> [INFORMATION PROVIDED]

+++

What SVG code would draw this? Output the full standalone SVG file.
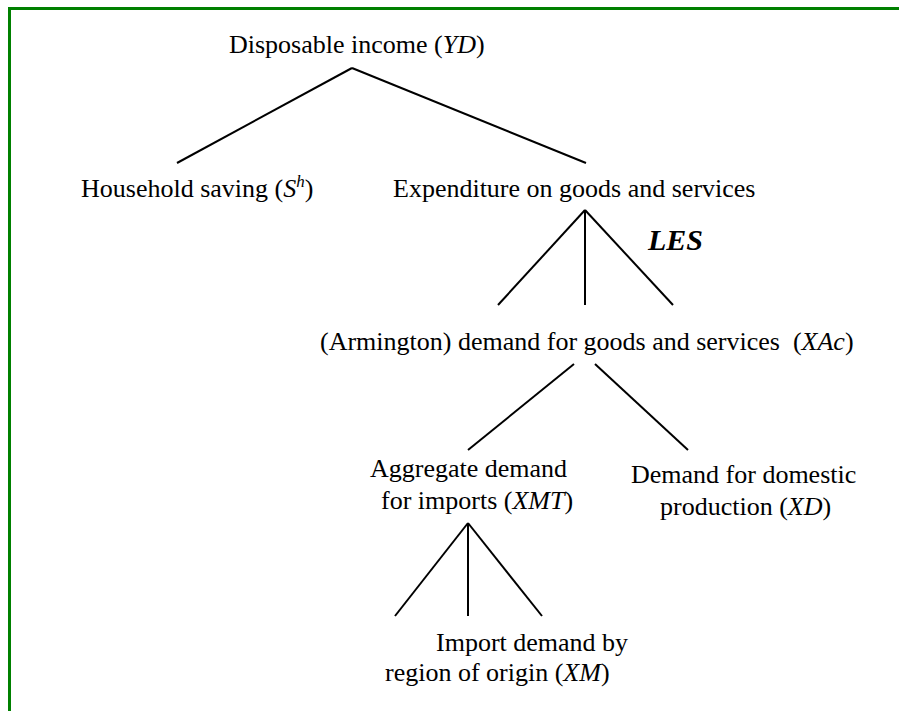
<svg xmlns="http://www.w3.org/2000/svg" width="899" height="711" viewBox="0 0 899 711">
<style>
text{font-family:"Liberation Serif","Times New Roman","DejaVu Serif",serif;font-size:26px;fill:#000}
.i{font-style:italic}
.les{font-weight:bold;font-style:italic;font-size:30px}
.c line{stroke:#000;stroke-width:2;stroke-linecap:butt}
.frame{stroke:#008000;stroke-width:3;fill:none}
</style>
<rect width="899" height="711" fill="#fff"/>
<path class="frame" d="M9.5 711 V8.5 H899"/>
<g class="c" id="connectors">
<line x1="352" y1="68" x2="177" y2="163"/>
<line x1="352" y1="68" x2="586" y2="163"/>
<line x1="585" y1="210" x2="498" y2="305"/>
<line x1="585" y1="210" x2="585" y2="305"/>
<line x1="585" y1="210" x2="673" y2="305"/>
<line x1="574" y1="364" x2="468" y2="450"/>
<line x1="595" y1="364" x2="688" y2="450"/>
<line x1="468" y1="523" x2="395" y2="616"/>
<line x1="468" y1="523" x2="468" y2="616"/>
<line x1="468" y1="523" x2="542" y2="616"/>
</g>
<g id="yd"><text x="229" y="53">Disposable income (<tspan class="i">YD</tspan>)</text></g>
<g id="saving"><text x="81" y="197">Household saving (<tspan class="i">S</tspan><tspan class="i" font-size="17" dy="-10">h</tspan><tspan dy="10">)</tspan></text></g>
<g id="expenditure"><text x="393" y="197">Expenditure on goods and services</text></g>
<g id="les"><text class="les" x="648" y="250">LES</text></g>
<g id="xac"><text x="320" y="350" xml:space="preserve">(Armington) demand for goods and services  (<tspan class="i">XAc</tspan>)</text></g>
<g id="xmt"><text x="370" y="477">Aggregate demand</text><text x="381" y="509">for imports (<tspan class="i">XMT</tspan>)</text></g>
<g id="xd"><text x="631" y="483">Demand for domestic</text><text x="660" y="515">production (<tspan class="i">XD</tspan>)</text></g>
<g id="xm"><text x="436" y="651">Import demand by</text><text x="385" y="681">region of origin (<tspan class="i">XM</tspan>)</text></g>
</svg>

+++

> [DIRECTIVE]
Copy the listing exactly. Any image in it stays out of the copy.

> [RESULT BELOW]
What SVG code would draw this? Output the full standalone SVG file.
<svg xmlns="http://www.w3.org/2000/svg" width="899" height="711" viewBox="0 0 899 711">
<style>
text{font-family:"Liberation Serif","Times New Roman","DejaVu Serif",serif;font-size:26px;fill:#000}
.i{font-style:italic}
.les{font-weight:bold;font-style:italic;font-size:30px}
.c line{stroke:#000;stroke-width:2;stroke-linecap:butt}
.frame{stroke:#008000;stroke-width:3;fill:none}
</style>
<rect width="899" height="711" fill="#fff"/>
<path class="frame" d="M9.5 711 V8.5 H899"/>
<g class="c" id="connectors">
<line x1="352" y1="68" x2="177" y2="163"/>
<line x1="352" y1="68" x2="586" y2="163"/>
<line x1="585" y1="210" x2="498" y2="305"/>
<line x1="585" y1="210" x2="585" y2="305"/>
<line x1="585" y1="210" x2="673" y2="305"/>
<line x1="574" y1="364" x2="468" y2="450"/>
<line x1="595" y1="364" x2="688" y2="450"/>
<line x1="468" y1="523" x2="395" y2="616"/>
<line x1="468" y1="523" x2="468" y2="616"/>
<line x1="468" y1="523" x2="542" y2="616"/>
</g>
<g id="yd"><text x="229" y="53">Disposable income (<tspan class="i">YD</tspan>)</text></g>
<g id="saving"><text x="81" y="197">Household saving (<tspan class="i">S</tspan><tspan class="i" font-size="17" dy="-10">h</tspan><tspan dy="10">)</tspan></text></g>
<g id="expenditure"><text x="393" y="197">Expenditure on goods and services</text></g>
<g id="les"><text class="les" x="648" y="250">LES</text></g>
<g id="xac"><text x="320" y="350" xml:space="preserve">(Armington) demand for goods and services  (<tspan class="i">XAc</tspan>)</text></g>
<g id="xmt"><text x="370" y="477">Aggregate demand</text><text x="381" y="509">for imports (<tspan class="i">XMT</tspan>)</text></g>
<g id="xd"><text x="631" y="483">Demand for domestic</text><text x="660" y="515">production (<tspan class="i">XD</tspan>)</text></g>
<g id="xm"><text x="436" y="651">Import demand by</text><text x="385" y="681">region of origin (<tspan class="i">XM</tspan>)</text></g>
</svg>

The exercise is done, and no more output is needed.